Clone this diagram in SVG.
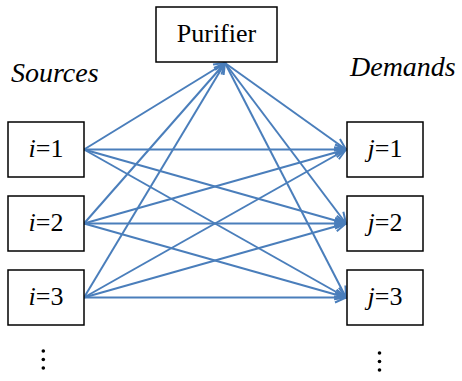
<svg xmlns="http://www.w3.org/2000/svg" width="462" height="381" viewBox="0 0 462 381">
<defs>
<style>
.box{fill:#fff;stroke:#000;stroke-width:1.5}
.t{font-family:"Liberation Serif","Times New Roman",serif;font-size:26px;fill:#000;text-anchor:middle}
.h{font-family:"Liberation Serif","Times New Roman",serif;font-size:28px;font-style:italic;fill:#000}
.c{stroke:#4A7EBB;stroke-width:2;fill:none;marker-end:url(#arr)}
.it{font-style:italic}
</style>
<marker id="arr" markerUnits="userSpaceOnUse" markerWidth="14" markerHeight="14" viewBox="-12 -7 14 14" refX="0" refY="0" orient="auto">
<path d="M-11,-5 L0,0 L-11,5" fill="none" stroke="#4A7EBB" stroke-width="2"/>
</marker>
</defs>
<rect width="462" height="381" fill="#fff"/>
<g id="connectors">
<line class="c" x1="84" y1="149.5" x2="225" y2="63"/>
<line class="c" x1="84" y1="223.5" x2="225" y2="63"/>
<line class="c" x1="84" y1="297.5" x2="225" y2="63"/>
<line class="c" x1="84" y1="149.5" x2="346" y2="149.5"/>
<line class="c" x1="84" y1="149.5" x2="346" y2="223.5"/>
<line class="c" x1="84" y1="149.5" x2="346" y2="297.5"/>
<line class="c" x1="84" y1="223.5" x2="346" y2="149.5"/>
<line class="c" x1="84" y1="223.5" x2="346" y2="223.5"/>
<line class="c" x1="84" y1="223.5" x2="346" y2="297.5"/>
<line class="c" x1="84" y1="297.5" x2="346" y2="149.5"/>
<line class="c" x1="84" y1="297.5" x2="346" y2="223.5"/>
<line class="c" x1="84" y1="297.5" x2="346" y2="297.5"/>
<line class="c" x1="225" y1="63" x2="346" y2="149.5"/>
<line class="c" x1="225" y1="63" x2="346" y2="223.5"/>
<line class="c" x1="225" y1="63" x2="346" y2="297.5"/>
</g>
<g id="purifier">
<rect class="box" x="156" y="7" width="121" height="55"/>
<text class="t" x="216.5" y="42">Purifier</text>
</g>
<g id="sources-label"><text class="h" x="11" y="82">Sources</text></g>
<g id="demands-label"><text class="h" x="350" y="76">Demands</text></g>
<g id="i1">
<rect class="box" x="8" y="122" width="76" height="55"/>
<text class="t" x="46" y="157"><tspan class="it">i</tspan>=1</text>
</g>
<g id="i2">
<rect class="box" x="8" y="196" width="76" height="55"/>
<text class="t" x="46" y="231"><tspan class="it">i</tspan>=2</text>
</g>
<g id="i3">
<rect class="box" x="8" y="270" width="76" height="55"/>
<text class="t" x="46" y="305"><tspan class="it">i</tspan>=3</text>
</g>
<g id="j1">
<rect class="box" x="347" y="122" width="76" height="55"/>
<text class="t" x="385" y="157"><tspan class="it">j</tspan>=1</text>
</g>
<g id="j2">
<rect class="box" x="347" y="196" width="76" height="55"/>
<text class="t" x="385" y="231"><tspan class="it">j</tspan>=2</text>
</g>
<g id="j3">
<rect class="box" x="347" y="270" width="76" height="55"/>
<text class="t" x="385" y="305"><tspan class="it">j</tspan>=3</text>
</g>
<g id="dots-left" fill="#000">
<circle cx="43.3" cy="351" r="1.8"/>
<circle cx="43.3" cy="359.5" r="1.8"/>
<circle cx="43.3" cy="368" r="1.8"/>
</g>
<g id="dots-right" fill="#000">
<circle cx="379.5" cy="353" r="1.8"/>
<circle cx="379.5" cy="361.5" r="1.8"/>
<circle cx="379.5" cy="370" r="1.8"/>
</g>
</svg>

----

[Exercise prompt] Each line of the data is to be duplicated exactly; pictures stay out of the copy.

[Response]
Clone this diagram in SVG.
<svg xmlns="http://www.w3.org/2000/svg" width="462" height="381" viewBox="0 0 462 381">
<defs>
<style>
.box{fill:#fff;stroke:#000;stroke-width:1.5}
.t{font-family:"Liberation Serif","Times New Roman",serif;font-size:26px;fill:#000;text-anchor:middle}
.h{font-family:"Liberation Serif","Times New Roman",serif;font-size:28px;font-style:italic;fill:#000}
.c{stroke:#4A7EBB;stroke-width:2;fill:none;marker-end:url(#arr)}
.it{font-style:italic}
</style>
<marker id="arr" markerUnits="userSpaceOnUse" markerWidth="14" markerHeight="14" viewBox="-12 -7 14 14" refX="0" refY="0" orient="auto">
<path d="M-11,-5 L0,0 L-11,5" fill="none" stroke="#4A7EBB" stroke-width="2"/>
</marker>
</defs>
<rect width="462" height="381" fill="#fff"/>
<g id="connectors">
<line class="c" x1="84" y1="149.5" x2="225" y2="63"/>
<line class="c" x1="84" y1="223.5" x2="225" y2="63"/>
<line class="c" x1="84" y1="297.5" x2="225" y2="63"/>
<line class="c" x1="84" y1="149.5" x2="346" y2="149.5"/>
<line class="c" x1="84" y1="149.5" x2="346" y2="223.5"/>
<line class="c" x1="84" y1="149.5" x2="346" y2="297.5"/>
<line class="c" x1="84" y1="223.5" x2="346" y2="149.5"/>
<line class="c" x1="84" y1="223.5" x2="346" y2="223.5"/>
<line class="c" x1="84" y1="223.5" x2="346" y2="297.5"/>
<line class="c" x1="84" y1="297.5" x2="346" y2="149.5"/>
<line class="c" x1="84" y1="297.5" x2="346" y2="223.5"/>
<line class="c" x1="84" y1="297.5" x2="346" y2="297.5"/>
<line class="c" x1="225" y1="63" x2="346" y2="149.5"/>
<line class="c" x1="225" y1="63" x2="346" y2="223.5"/>
<line class="c" x1="225" y1="63" x2="346" y2="297.5"/>
</g>
<g id="purifier">
<rect class="box" x="156" y="7" width="121" height="55"/>
<text class="t" x="216.5" y="42">Purifier</text>
</g>
<g id="sources-label"><text class="h" x="11" y="82">Sources</text></g>
<g id="demands-label"><text class="h" x="350" y="76">Demands</text></g>
<g id="i1">
<rect class="box" x="8" y="122" width="76" height="55"/>
<text class="t" x="46" y="157"><tspan class="it">i</tspan>=1</text>
</g>
<g id="i2">
<rect class="box" x="8" y="196" width="76" height="55"/>
<text class="t" x="46" y="231"><tspan class="it">i</tspan>=2</text>
</g>
<g id="i3">
<rect class="box" x="8" y="270" width="76" height="55"/>
<text class="t" x="46" y="305"><tspan class="it">i</tspan>=3</text>
</g>
<g id="j1">
<rect class="box" x="347" y="122" width="76" height="55"/>
<text class="t" x="385" y="157"><tspan class="it">j</tspan>=1</text>
</g>
<g id="j2">
<rect class="box" x="347" y="196" width="76" height="55"/>
<text class="t" x="385" y="231"><tspan class="it">j</tspan>=2</text>
</g>
<g id="j3">
<rect class="box" x="347" y="270" width="76" height="55"/>
<text class="t" x="385" y="305"><tspan class="it">j</tspan>=3</text>
</g>
<g id="dots-left" fill="#000">
<circle cx="43.3" cy="351" r="1.8"/>
<circle cx="43.3" cy="359.5" r="1.8"/>
<circle cx="43.3" cy="368" r="1.8"/>
</g>
<g id="dots-right" fill="#000">
<circle cx="379.5" cy="353" r="1.8"/>
<circle cx="379.5" cy="361.5" r="1.8"/>
<circle cx="379.5" cy="370" r="1.8"/>
</g>
</svg>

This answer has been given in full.